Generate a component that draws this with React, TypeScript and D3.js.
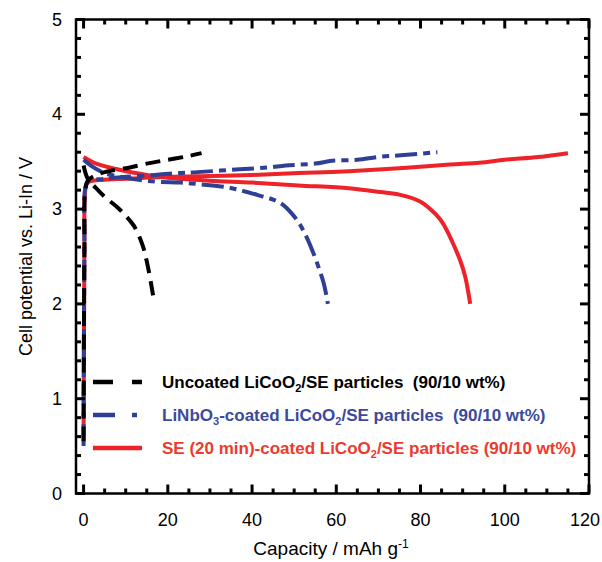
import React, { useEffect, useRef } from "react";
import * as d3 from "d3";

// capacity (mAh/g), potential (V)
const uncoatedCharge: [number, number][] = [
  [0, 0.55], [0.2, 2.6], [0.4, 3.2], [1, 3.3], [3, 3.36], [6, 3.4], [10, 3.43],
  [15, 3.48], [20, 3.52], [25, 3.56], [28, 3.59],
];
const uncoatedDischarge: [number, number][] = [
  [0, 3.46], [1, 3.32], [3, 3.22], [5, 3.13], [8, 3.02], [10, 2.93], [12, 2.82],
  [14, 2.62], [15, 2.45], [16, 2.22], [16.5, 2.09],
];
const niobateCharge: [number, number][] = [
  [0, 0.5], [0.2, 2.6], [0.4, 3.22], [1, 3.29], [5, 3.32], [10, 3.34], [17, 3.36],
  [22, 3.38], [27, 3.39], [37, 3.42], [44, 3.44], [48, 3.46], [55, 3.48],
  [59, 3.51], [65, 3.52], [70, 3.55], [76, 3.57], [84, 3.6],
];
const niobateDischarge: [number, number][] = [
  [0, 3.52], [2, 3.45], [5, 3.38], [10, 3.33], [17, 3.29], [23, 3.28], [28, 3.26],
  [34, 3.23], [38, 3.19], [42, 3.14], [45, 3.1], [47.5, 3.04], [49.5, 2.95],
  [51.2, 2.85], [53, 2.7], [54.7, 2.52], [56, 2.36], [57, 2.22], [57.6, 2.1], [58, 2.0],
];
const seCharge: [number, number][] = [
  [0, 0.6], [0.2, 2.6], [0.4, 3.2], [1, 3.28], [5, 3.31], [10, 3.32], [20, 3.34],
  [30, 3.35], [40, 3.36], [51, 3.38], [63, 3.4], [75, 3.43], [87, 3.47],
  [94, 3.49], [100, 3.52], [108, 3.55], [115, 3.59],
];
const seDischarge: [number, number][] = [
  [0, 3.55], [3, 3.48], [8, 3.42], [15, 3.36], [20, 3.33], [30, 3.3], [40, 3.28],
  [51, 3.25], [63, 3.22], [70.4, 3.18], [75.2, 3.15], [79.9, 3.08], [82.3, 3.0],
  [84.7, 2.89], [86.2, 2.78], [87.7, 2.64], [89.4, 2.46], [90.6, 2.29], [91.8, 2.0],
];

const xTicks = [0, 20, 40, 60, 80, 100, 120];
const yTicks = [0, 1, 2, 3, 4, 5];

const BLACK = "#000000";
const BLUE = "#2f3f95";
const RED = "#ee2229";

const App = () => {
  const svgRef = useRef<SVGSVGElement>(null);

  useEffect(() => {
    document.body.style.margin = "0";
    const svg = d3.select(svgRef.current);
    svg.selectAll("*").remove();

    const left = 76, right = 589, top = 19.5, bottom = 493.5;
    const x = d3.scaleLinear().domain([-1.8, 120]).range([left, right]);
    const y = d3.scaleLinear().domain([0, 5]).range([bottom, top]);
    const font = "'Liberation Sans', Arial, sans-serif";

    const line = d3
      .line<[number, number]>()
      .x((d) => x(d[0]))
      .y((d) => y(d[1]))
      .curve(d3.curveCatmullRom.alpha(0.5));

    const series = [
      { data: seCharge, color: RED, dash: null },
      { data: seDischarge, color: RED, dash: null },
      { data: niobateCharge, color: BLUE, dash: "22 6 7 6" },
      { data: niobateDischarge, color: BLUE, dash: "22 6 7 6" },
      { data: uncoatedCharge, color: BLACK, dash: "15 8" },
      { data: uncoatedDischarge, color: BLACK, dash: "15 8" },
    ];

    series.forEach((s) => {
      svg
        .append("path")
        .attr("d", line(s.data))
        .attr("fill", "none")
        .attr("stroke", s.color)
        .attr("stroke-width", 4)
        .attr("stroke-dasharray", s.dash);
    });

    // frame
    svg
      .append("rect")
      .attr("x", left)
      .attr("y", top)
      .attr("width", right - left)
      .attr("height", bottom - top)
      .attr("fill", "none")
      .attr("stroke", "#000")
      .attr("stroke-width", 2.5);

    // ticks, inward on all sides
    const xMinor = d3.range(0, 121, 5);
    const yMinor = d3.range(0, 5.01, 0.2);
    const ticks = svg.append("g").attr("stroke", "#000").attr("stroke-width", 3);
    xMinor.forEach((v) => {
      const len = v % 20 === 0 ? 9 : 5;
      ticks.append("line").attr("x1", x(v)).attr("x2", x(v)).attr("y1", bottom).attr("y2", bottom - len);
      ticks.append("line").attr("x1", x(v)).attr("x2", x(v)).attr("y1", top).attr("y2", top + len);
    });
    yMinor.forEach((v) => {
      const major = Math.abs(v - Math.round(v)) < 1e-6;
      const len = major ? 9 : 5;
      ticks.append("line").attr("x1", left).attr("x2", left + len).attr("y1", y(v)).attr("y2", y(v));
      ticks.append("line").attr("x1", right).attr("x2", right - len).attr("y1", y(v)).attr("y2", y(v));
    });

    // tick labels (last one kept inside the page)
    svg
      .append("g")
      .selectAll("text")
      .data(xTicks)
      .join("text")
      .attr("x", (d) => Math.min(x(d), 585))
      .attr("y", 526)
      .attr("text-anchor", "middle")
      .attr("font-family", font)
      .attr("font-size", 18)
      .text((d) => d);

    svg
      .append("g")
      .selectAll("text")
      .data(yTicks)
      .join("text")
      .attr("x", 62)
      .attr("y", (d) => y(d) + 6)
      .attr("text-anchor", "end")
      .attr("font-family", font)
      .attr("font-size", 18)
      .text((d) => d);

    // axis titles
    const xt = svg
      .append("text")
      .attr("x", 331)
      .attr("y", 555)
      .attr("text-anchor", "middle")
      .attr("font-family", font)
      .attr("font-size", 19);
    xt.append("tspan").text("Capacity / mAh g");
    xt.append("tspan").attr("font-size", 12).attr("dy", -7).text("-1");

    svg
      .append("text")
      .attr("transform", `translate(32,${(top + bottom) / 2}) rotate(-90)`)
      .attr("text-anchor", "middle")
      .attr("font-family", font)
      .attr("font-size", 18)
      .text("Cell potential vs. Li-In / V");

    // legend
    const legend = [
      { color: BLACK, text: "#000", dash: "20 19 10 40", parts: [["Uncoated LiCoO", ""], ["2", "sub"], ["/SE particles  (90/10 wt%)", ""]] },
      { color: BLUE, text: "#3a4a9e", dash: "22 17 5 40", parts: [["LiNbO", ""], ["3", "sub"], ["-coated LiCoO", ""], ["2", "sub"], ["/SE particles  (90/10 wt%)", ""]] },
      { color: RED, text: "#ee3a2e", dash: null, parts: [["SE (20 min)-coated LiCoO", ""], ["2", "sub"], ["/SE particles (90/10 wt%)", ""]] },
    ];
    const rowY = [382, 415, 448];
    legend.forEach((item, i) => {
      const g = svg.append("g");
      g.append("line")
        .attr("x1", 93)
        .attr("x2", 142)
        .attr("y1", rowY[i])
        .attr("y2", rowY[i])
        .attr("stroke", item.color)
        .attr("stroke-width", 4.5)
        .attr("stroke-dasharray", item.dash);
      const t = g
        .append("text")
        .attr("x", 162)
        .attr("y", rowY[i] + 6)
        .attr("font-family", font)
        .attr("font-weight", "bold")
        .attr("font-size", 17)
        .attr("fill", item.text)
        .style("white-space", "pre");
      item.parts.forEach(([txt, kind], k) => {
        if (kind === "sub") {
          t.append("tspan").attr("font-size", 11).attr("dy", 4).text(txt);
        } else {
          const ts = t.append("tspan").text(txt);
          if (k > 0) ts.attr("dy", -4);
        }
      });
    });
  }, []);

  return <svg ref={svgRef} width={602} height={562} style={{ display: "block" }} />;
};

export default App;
________________________________________
[Challenge]: Everything from the first line of the listing above through the line that contains "import * as" is to be restated word for word, minus the pictures.

[The answer]:
Generate a component that draws this with React, TypeScript and D3.js.
import React, { useEffect, useRef } from "react";
import * as d3 from "d3";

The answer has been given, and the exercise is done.